Barry Bernson's farewell speech
When I started working for a daily newspaper in 1964, I had no intention of going into radio news. But I did.
And when I came to Louisville for a radio job in 1969, I had no intention of going into television. But I did.
Back then, we wrote with typewriters and carbon paper; on-air people were almost exclusively white men; moving pictures had only recently advanced from black-and-white to color film; the TV stations you could watch numbered exactly three, and they all went off the air at midnight with the Star-Spangled Banner.
Now, we have hundreds of choices, video is digital, and the faces of newspeople have become considerably more diverse in race and gender.
Oh, there have been changes. Don't get me started talking about Facebook and Twitter.
But one thing remains the same: local TV news still means something to people. We still search out stories that interest and impact the viewer, and tell those stories with pictures and words.
I have been blessed for nearly 40 years with the special assignment to collect extraordinary ordinary people -- human interest stories, following in the footsteps of my hero, the late Charles Kuralt, whose "On the Road" reports glorified network TV news for many years.
Someone decided about 20 years ago that a quirky feature reporter could put on a suit and necktie, and anchor morning news. I still feel out of position, like a left-fielder who's been moved to first base, but you have forgiven me and watched the newscasts I've been on, so I'm grateful.

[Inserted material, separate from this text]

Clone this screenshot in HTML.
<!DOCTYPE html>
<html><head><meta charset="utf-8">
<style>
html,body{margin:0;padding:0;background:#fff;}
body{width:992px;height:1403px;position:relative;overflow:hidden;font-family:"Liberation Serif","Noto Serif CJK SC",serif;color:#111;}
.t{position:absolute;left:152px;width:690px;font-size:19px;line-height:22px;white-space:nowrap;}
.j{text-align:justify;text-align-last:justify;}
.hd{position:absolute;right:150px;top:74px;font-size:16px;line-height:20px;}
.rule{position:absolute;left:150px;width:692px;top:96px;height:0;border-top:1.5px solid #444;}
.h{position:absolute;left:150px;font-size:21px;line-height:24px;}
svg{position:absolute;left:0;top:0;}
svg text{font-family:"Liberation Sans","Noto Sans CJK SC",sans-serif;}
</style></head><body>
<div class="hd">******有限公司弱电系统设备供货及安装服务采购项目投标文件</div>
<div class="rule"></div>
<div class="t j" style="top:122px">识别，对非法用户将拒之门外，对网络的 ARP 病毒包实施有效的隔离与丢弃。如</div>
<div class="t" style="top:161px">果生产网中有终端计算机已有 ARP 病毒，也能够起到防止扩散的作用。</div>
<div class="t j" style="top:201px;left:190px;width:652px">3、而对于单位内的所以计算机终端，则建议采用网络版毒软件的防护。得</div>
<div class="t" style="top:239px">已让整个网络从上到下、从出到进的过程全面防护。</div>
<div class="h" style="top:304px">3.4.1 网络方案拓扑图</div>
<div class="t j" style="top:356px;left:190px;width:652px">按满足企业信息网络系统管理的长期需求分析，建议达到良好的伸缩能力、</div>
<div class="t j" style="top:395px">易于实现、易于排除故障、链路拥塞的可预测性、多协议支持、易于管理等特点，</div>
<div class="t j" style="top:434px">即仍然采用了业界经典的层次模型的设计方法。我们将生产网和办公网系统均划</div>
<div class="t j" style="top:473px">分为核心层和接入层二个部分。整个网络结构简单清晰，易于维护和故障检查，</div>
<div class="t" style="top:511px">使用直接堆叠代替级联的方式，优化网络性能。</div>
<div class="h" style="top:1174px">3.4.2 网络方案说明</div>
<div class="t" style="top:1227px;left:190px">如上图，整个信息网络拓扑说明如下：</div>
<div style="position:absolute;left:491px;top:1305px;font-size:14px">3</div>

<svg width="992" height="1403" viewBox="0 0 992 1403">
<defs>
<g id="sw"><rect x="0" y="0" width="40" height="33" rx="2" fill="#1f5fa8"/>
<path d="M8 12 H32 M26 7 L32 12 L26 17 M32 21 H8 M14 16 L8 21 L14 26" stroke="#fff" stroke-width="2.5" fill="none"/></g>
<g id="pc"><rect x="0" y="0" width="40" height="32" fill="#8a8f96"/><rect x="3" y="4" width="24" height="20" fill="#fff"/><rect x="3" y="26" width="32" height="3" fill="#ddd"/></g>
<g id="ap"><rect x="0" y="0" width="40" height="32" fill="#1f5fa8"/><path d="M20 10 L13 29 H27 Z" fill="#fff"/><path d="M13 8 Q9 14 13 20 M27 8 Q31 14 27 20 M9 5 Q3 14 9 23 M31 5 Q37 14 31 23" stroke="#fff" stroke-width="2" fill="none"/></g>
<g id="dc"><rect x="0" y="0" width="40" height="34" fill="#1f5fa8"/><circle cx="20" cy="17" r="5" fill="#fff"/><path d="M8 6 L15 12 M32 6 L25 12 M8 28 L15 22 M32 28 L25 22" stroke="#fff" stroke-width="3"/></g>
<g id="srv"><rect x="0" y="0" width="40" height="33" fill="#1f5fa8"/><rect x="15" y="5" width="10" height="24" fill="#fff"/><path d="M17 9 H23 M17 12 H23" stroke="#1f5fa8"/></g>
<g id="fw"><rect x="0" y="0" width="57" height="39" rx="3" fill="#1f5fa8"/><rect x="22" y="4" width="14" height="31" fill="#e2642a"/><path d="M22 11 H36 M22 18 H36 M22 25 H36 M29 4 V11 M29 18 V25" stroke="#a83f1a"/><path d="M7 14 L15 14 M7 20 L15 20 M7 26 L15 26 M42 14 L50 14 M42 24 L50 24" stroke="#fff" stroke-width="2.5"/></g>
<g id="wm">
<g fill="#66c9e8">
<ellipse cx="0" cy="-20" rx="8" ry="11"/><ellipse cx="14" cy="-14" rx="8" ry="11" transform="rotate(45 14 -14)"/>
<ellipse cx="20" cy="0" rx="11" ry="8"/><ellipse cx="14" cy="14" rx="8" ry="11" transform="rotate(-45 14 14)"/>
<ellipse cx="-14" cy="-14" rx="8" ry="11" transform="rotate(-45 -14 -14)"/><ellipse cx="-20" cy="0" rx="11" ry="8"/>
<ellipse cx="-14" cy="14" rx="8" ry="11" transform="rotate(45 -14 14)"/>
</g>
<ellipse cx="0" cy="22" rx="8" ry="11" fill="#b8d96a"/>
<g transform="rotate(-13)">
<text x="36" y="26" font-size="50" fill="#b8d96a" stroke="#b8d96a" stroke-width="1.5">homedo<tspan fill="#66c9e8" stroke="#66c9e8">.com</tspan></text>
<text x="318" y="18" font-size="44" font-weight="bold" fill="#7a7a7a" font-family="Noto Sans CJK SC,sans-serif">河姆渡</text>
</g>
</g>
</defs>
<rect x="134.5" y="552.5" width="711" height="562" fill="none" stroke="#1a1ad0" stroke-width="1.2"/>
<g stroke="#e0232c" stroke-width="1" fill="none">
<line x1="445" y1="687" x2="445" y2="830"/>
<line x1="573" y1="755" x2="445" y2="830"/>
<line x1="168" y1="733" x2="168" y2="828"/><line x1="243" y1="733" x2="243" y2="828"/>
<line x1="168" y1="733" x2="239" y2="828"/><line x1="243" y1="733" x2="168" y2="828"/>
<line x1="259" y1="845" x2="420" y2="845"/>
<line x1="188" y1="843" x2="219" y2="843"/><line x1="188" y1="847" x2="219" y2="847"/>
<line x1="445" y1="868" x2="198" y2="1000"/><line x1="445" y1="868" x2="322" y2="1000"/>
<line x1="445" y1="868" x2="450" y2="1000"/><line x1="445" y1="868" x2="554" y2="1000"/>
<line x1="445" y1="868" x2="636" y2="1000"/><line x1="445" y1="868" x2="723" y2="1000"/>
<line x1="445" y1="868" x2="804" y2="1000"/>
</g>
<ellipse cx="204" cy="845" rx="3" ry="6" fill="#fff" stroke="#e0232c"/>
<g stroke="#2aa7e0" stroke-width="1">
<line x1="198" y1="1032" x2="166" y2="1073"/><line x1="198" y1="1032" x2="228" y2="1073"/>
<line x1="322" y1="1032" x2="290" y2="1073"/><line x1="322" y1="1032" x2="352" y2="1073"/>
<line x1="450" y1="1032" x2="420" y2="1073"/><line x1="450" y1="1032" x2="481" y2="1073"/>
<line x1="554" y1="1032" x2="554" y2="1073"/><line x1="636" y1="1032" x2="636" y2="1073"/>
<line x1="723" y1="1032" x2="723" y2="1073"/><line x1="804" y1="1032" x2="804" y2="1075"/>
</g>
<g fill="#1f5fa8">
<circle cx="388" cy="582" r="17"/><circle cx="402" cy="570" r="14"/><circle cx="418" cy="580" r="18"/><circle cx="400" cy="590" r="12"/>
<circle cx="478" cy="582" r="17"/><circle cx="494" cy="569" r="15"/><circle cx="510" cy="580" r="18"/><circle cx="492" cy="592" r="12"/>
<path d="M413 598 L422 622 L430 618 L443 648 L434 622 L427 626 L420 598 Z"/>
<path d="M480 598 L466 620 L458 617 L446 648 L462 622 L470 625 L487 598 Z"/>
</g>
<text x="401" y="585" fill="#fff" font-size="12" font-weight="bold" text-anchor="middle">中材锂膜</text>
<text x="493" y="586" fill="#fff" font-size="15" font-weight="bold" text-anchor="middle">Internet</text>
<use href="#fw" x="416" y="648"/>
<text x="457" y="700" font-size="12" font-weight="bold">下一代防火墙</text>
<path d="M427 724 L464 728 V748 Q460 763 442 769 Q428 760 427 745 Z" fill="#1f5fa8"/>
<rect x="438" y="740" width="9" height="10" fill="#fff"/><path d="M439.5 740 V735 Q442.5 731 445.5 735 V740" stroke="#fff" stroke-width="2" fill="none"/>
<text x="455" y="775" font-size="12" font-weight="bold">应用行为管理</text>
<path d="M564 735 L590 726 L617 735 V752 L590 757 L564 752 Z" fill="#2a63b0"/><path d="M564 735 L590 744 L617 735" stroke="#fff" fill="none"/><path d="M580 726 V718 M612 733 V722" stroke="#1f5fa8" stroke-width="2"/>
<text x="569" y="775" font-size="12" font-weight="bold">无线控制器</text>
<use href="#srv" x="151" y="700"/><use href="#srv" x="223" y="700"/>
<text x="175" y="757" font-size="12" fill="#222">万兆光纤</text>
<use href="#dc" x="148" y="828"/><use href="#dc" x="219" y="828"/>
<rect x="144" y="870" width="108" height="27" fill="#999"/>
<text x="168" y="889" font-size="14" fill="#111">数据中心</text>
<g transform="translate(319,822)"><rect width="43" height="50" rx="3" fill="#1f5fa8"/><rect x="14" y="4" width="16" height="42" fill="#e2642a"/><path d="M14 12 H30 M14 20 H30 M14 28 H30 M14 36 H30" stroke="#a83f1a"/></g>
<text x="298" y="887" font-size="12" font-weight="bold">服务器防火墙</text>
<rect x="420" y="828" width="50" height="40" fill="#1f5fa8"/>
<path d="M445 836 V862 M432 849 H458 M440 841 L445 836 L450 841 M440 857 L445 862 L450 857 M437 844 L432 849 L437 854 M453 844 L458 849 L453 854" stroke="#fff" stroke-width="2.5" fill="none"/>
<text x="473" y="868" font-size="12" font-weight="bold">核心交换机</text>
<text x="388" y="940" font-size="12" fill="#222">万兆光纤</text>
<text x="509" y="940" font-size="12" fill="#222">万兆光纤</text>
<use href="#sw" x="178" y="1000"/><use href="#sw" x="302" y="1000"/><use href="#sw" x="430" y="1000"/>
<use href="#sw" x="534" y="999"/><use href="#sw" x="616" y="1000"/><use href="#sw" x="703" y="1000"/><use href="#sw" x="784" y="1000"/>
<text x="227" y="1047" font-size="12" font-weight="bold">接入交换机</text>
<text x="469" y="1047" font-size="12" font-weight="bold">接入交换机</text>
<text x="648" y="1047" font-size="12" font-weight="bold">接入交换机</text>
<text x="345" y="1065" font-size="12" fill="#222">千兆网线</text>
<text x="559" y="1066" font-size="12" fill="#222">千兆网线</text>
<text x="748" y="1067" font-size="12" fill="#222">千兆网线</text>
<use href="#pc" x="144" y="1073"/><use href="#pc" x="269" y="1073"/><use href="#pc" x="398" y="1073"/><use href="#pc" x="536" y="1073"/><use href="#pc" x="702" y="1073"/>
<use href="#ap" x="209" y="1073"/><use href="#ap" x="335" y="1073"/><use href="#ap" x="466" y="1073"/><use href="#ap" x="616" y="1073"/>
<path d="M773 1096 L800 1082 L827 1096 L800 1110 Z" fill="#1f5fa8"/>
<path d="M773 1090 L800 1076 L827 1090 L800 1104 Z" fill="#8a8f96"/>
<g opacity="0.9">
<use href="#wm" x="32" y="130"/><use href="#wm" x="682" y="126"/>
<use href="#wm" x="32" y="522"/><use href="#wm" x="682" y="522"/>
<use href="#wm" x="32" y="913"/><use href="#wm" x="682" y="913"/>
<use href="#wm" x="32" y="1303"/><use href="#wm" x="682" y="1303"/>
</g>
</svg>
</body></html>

Almost eight years ago, WDRB asked me to help grow the audience on this program, so thanks to you for growing.
It has been great fun. I have been lucky to gather stories with some great photographers and editors, both here and in Chicago. I have thoroughly enjoyed working on this program, in this room, with people whose names and faces you'll never know: Producers and directors and technicians and engineers too numerous to mention.
Most of all, I wish you, at some point in your life, the profound pleasure of working next to someone like Candyce Clifft -- who gets my award for combining work and life every day. She is an inspiration.
So it is time for us to part, you and I. And time for a confession: I will not miss getting up at 2:30 a.m.
Saying goodbye to viewers, as Mr. Kuralt put it, is like saying goodbye to old friends; thank you for making me feel that way. But as Linda Ellerbee reminded us: after all, it's only television.
I'll still pop up on your TV occasionally: a Bernson's Corner report here, filling in as an anchor there; I'll continue to narrate audio books; who knows -- I might even have a book in me, if I can find enough words.
Ah, words. The playwright Tom Stoppard said what I want to say:
"Words are sacred. They deserve respect. If you get the right ones in the right order, you can nudge the world a little."